As regards international relations, Gat focuses on realism, which sees state behavior as driven by self-interest and self-reliance in the quest for power and wealth. Over time, however, realists have moved closer to the liberal/idealist approach. Kenneth Waltz, for example, asserts that security is the main goal of the international system and calls for "structural neo-realism." The author identifies other goals besides security and notes that realists increasingly recognize that war does not pay (117).
Gat devotes chapter 6 to the claim that modernization fosters peace. He begins by asking whether peace has really become a preferred goal and, if so, why. Against the horrific world wars of the twentieth century he sets unprecedented periods of peace: 1815–1914, 1918–39, and 1945 to the present. He points out, too, that pre-modern wars killed much higher percentages of belligerent countries' populations. He notes that modern armaments do not necessarily increase mortality, because they improve defensive as well as offensive measures, but he fails to consider saturation bombing.
Ancient peoples were more likely to approve going to war, because in their day it often brought greater benefits than did peace (144). That attitude has changed and modern democracies now rarely fight each other directly. Why? Scholars like Erik Gartzke and later Patrick McDonald have pointed to mutual trade and free trade as reasons for keeping the peace. This fails, however, to take account of the global economic depression of the 1930s and the economic progress made in non-democratic countries such as China and Russia (152).
Nevertheless, Gat insists that the key peace-favoring factor—modernization—constitutes "the decisive change" whereby "profitability has been not on the war side of the equation but on its peace side" (156). Such wars as still occur ("new wars") mostly involve under-developed countries or the intrusion of a developed country. Gat notes the latter's restrictions on violence, ignoring the ever-increasing use of killer drones. Democracy as such, he believes, contributes to peace, but less so than industrialization and economic modernization (158–63), especially in a global context. Other peace-favoring factors include affluence, urbanization, and sexual liberation.
In his book's seventh and last chapter, the author identifies current causes of war: ethno-national conflicts, resurgent imperialism, a new association of ownership with profitability, and the rise of anti-liberal and anti-democratic ideologies (191–94). The failure of communism has left democratic capitalism, Gat avers, as the only path to peaceful modernity. But its efficacy varies according to the degree of equality secured by "welfare state" policies (200). Gat sees potential problems arising out of China and Russia (223–26) and the (re)emergence of illiberal parties in Europe and, seemingly, the United States. Based on demographic data, he sees the European Union, Japan, East Asian and Pacific allies, and India as future great powers (213). He reiterates that the poorest countries constitute the "zone of war" and speculates (230–40) about how well terrorists can be contained.
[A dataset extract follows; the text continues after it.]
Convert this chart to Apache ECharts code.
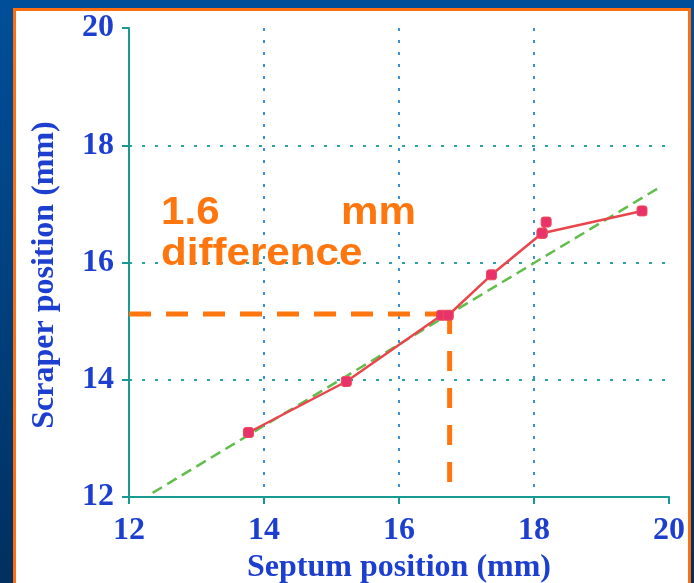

Ironically, his conclusion is built around President (and drone-killing activist) Barack Obama's speech upon receiving the 2009 Nobel Peace Prize.
Azar Gat has written a balanced, thought-provoking, and (comparatively) succinct appraisal of arguments about peace enhancement and its ongoing viability.[2] Its most serious flaw is a failure to consider the implications of a US budget that devotes over 5o percent of disposable income to the military.[3]